Richardson also spoke on the University’s bond rating — an assessment evaluating the creditworthiness of the University — explaining that it holds a AAA Bond rating from all three credit rating agencies and is one of only four public universities to do so. The three rating agencies include Moody's Investors Service, S&P Global Ratings and Fitch Ratings, and an AAA rating is the highest rating that can be given, allowing for issuers to borrow at lower costs.
“Even at a time when leading institutions are facing volatility, including health care, we still believe in the rating and our approach to managing it,” Richardson said. “Pressures [to the rating include] continued revenue growth, expense pressures [and] policy uncertainty.”
Richardson said rating agencies have a negative outlook when it comes to the ability of public universities to pay back debt. She said that risks from government policy and lower enrollment rates could decrease revenue universities produce, making public universities a riskier investment.
“Moody's had a higher ed briefing … [and] they reiterated their outlook remains negative, and it's really due to the pressures the whole sector is facing,” Richardson said. “U.Va.’s AAA rating is underscored by the strength of our financial foundation [and] the discipline to maintain it.”

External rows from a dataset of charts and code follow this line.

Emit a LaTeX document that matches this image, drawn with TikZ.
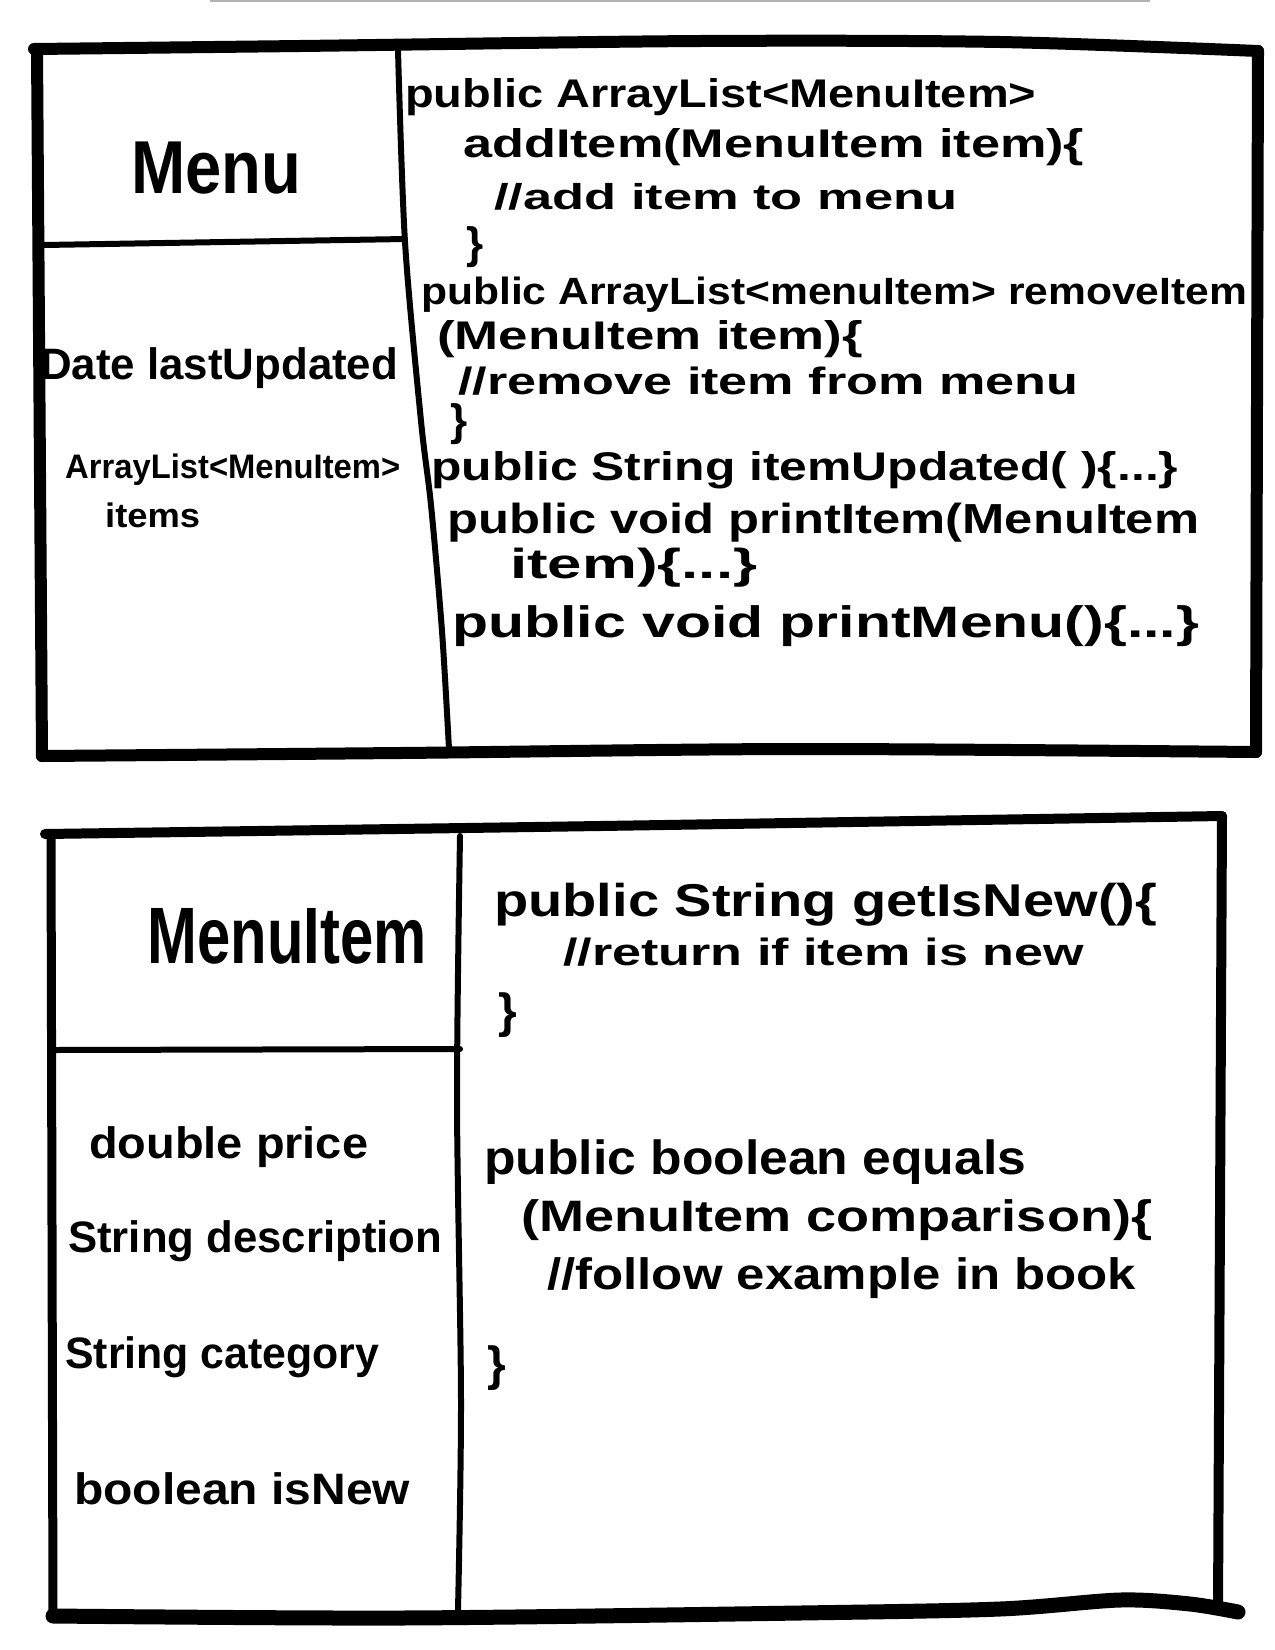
\documentclass[tikz,border=0pt]{standalone}
\usepackage{fontspec}
\setmainfont{Liberation Sans}
\usepackage{graphicx}
\newcommand\hw[3]{\resizebox{#1pt}{\height}{\fontsize{#2}{#2}\selectfont\bfseries #3}}
\newcommand\hs[2]{{\fontsize{#1}{#1}\selectfont\bfseries #2}}
\begin{document}
\begin{tikzpicture}[x=1pt,y=-1pt,
  border/.style={line width=12pt,line cap=round,line join=round},
  divider/.style={line width=6pt,line cap=round},
  code/.style={anchor=west,inner sep=0pt},
  title/.style={anchor=center,inner sep=0pt}]
\useasboundingbox (0,0) rectangle (1275,1650);
\draw[gray!60,line width=1.5pt] (210,1) -- (1150,1);
% ---------- Menu box ----------
\draw[border] plot[smooth] coordinates {(34,49) (300,46) (700,41) (1000,42) (1258,51)};
\draw[border] (1258,51) -- (1256,752);
\draw[border] plot[smooth] coordinates {(1256,752) (800,749) (400,753) (42,756)};
\draw[border] (42,756) -- (37,49);
\draw[divider] plot[smooth] coordinates {(398,50) (405,242) (421,421) (431,505) (442,631) (449,749)};
\draw[divider] (44,245) -- (405,239);
\node[title] (menuT) at (216,168) {\hw{170}{75}{Menu}};
\node[code] (mA1) at (40,368) {\hw{358}{44}{Date lastUpdated}};
\node[code] (mA2) at (65,470) {\hw{335}{34}{ArrayList<MenuItem>}};
\node[code] (mA3) at (105,515) {\hw{95}{34}{items}};
\node[code] (m1) at (405,97) {\hw{631}{40}{public ArrayList<MenuItem>}};
\node[code] (m2) at (463,147) {\hw{621}{40}{addItem(MenuItem item)\{}};
\node[code] (m3) at (494,197) {\hw{463}{36}{//add item to menu}};
\node[code] (m4) at (466,247) {\hs{44}{\}}};
\node[code] (m5) at (421,295) {\hw{826}{38}{public ArrayList<menuItem> removeItem}};
\node[code] (m6) at (437,339) {\hw{426}{40}{(MenuItem item)\{}};
\node[code] (m7) at (458,381) {\hw{620}{38}{//remove item from menu}};
\node[code] (m8) at (450,424) {\hs{44}{\}}};
\node[code] (m9) at (431,470) {\hw{747}{40}{public String itemUpdated( )\{...\}}};
\node[code] (m10) at (447,523) {\hw{752}{42}{public void printItem(MenuItem}};
\node[code] (m11) at (510,568) {\hw{247}{42}{item)\{...\}}};
\node[code] (m12) at (452,626) {\hw{747}{44}{public void printMenu()\{...\}}};
% ---------- MenuItem box ----------
\draw[border,line width=10pt] plot[smooth] coordinates {(45,834) (600,826) (1222,816)};
\draw[border,line width=10pt] (1222,816) -- (1218,1610);
\draw[border,line width=15pt] plot[smooth] coordinates {(53,1616) (400,1618) (800,1613) (1000,1609) (1120,1600) (1190,1604) (1238,1612)};
\draw[border,line width=9pt] (53,1616) -- (51,834);
\draw[divider] plot[smooth] coordinates {(460,836) (457,1100) (461,1400) (458,1610)};
\draw[divider] (53,1050) -- (460,1049);
\node[title] (itemT) at (287,936) {\hw{279}{80}{MenuItem}};
\node[code] (iA1) at (89,1147) {\hw{279}{44}{double price}};
\node[code] (iA2) at (68,1241) {\hw{374}{44}{String description}};
\node[code] (iA3) at (65,1357) {\hw{314}{44}{String category}};
\node[code] (iA4) at (74,1489) {\hw{336}{44}{boolean isNew}};
\node[code] (i1) at (494,905) {\hw{663}{46}{public String getIsNew()\{}};
\node[code] (i2) at (563,952) {\hw{521}{38}{//return if item is new}};
\node[code] (i3) at (498,1015) {\hs{48}{\}}};
\node[code] (i4) at (484,1162) {\hw{542}{48}{public boolean equals}};
\node[code] (i5) at (521,1220) {\hw{631}{44}{(MenuItem comparison)\{}};
\node[code] (i6) at (547,1278) {\hw{589}{44}{//follow example in book}};
\node[code] (i7) at (487,1368) {\hs{48}{\}}};
\end{tikzpicture}
\end{document}
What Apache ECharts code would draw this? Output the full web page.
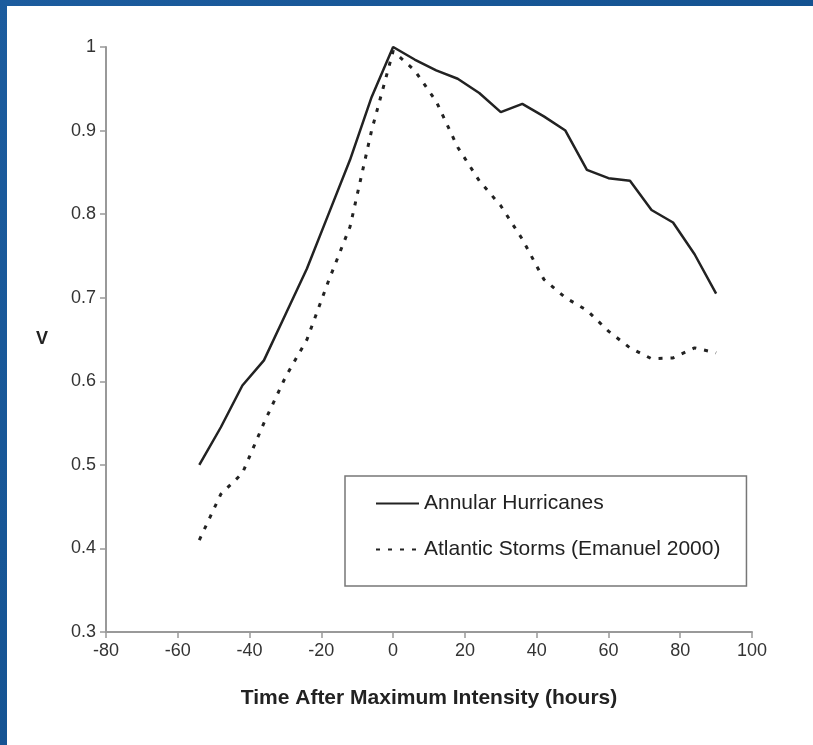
<!DOCTYPE html>
<html>
<head>
<meta charset="utf-8">
<title>Annular Hurricanes</title>
<script src="https://cdn.jsdelivr.net/npm/echarts@6/dist/echarts.min.js"></script>
<style>
  html, body { margin: 0; padding: 0; }
  #main { width: 813px; height: 745px; }
</style>
</head>
<body>
<div id="main"></div>
<script>
// hours after maximum intensity
var hours = [-54, -48, -42, -36, -30, -24, -18, -12, -6, 0, 6, 12, 18, 24, 30, 36, 42, 48, 54, 60, 66, 72, 78, 84, 90];
// normalised intensity V
var annular = [0.50, 0.545, 0.595, 0.625, 0.68, 0.735, 0.80, 0.865, 0.94, 1.0, 0.985, 0.972, 0.962, 0.945, 0.922, 0.932, 0.917, 0.90, 0.853, 0.843, 0.84, 0.805, 0.79, 0.752, 0.705];
var atlantic = [0.41, 0.465, 0.49, 0.55, 0.605, 0.65, 0.72, 0.785, 0.90, 0.995, 0.972, 0.935, 0.88, 0.84, 0.81, 0.77, 0.722, 0.70, 0.685, 0.66, 0.64, 0.627, 0.628, 0.64, 0.634];

var seriesNames = ['Annular Hurricanes', 'Atlantic Storms (Emanuel 2000)'];
var xTitle = 'Time After Maximum Intensity (hours)';
var yTitle = 'V';

function pairs(ys) {
    return hours.map(function (h, i) { return [h, ys[i]]; });
}

var font = 'Liberation Sans, Arial, sans-serif';
var myChart = echarts.init(document.getElementById('main'));

myChart.setOption({
    animation: false,
    backgroundColor: new echarts.graphic.LinearGradient(0, 0, 1, 1, [
        {offset: 0, color: '#1c5c9e'},
        {offset: 1, color: '#0d4a86'}
    ]),
    graphic: [{
        type: 'rect',
        z: -10,
        shape: {x: 7, y: 6, width: 806, height: 739},
        style: {fill: '#ffffff'}
    }],
    grid: {
        left: 106,
        right: 61,
        top: 47,
        bottom: 113
    },
    legend: {
        orient: 'vertical',
        left: 345,
        top: 476,
        padding: [17, 26, 26, 30],
        itemGap: 25,
        itemWidth: 43,
        itemHeight: 14,
        borderColor: '#777',
        borderWidth: 1.5,
        backgroundColor: '#fff',
        itemStyle: {opacity: 0},
        textStyle: {fontFamily: font, fontSize: 21, color: '#222', lineHeight: 20},
        data: seriesNames
    },
    xAxis: {
        type: 'value',
        min: -80,
        max: 100,
        interval: 20,
        name: xTitle,
        nameLocation: 'middle',
        nameGap: 56,
        nameTextStyle: {fontFamily: font, fontSize: 21, fontWeight: 'bold', color: '#222'},
        axisLine: {lineStyle: {color: '#999', width: 2}},
        axisTick: {length: 6, lineStyle: {color: '#999', width: 1.5}},
        axisLabel: {fontFamily: font, fontSize: 18, color: '#333', margin: 10},
        splitLine: {show: false}
    },
    yAxis: {
        type: 'value',
        min: 0.3,
        max: 1,
        interval: 0.1,
        name: yTitle,
        nameLocation: 'middle',
        nameRotate: 0,
        nameGap: 58,
        nameTextStyle: {fontFamily: font, fontSize: 18, fontWeight: 'bold', color: '#222'},
        axisLine: {show: true, onZero: false, lineStyle: {color: '#999', width: 2}},
        axisTick: {show: true, length: 6, lineStyle: {color: '#999', width: 1.5}},
        axisLabel: {
            fontFamily: font, fontSize: 18, color: '#333', margin: 10,
            formatter: function (v) { return v === 1 ? '1' : v.toFixed(1); }
        },
        splitLine: {show: false}
    },
    series: [
        {
            name: seriesNames[0],
            type: 'line',
            symbol: 'none',
            data: pairs(annular),
            itemStyle: {color: '#222'},
            lineStyle: {color: '#222', width: 2.5}
        },
        {
            name: seriesNames[1],
            type: 'line',
            symbol: 'none',
            data: pairs(atlantic),
            itemStyle: {color: '#222'},
            lineStyle: {color: '#222', width: 3, type: [4, 8]}
        }
    ]
});
</script>
</body>
</html>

The University, however, is taking steps to mitigate risks, including diversifying its sources of revenue and ensuring there is a high demand for education from the University. Davis said a hypothetical downgrade in rating would have large fiscal, reputational and regulatory effects on the University and the Commonwealth.
Looking ahead, Richardson said that the University will look to utilize tax exempt financing to raise $1 billion in debt to cover future projects, including the Ivy Corridor Student Housing, the Paul and Diane Manning Institute of Biotechnology and the Fontaine Central Energy and Utility Plant.
Maurelli gave a presentation to the Committee on the Strategic Investment Fund, which provides funding to “support key initiatives of the University.” Since its establishment in 2016, the SIF has awarded $1.24 billion to the University. Its gifts have been used to fund the University’s 2030 Strategic Plan and to support professorships and research.
The Finance Committee will reconvene during the regularly scheduled September Board meetings Sept. 16-19.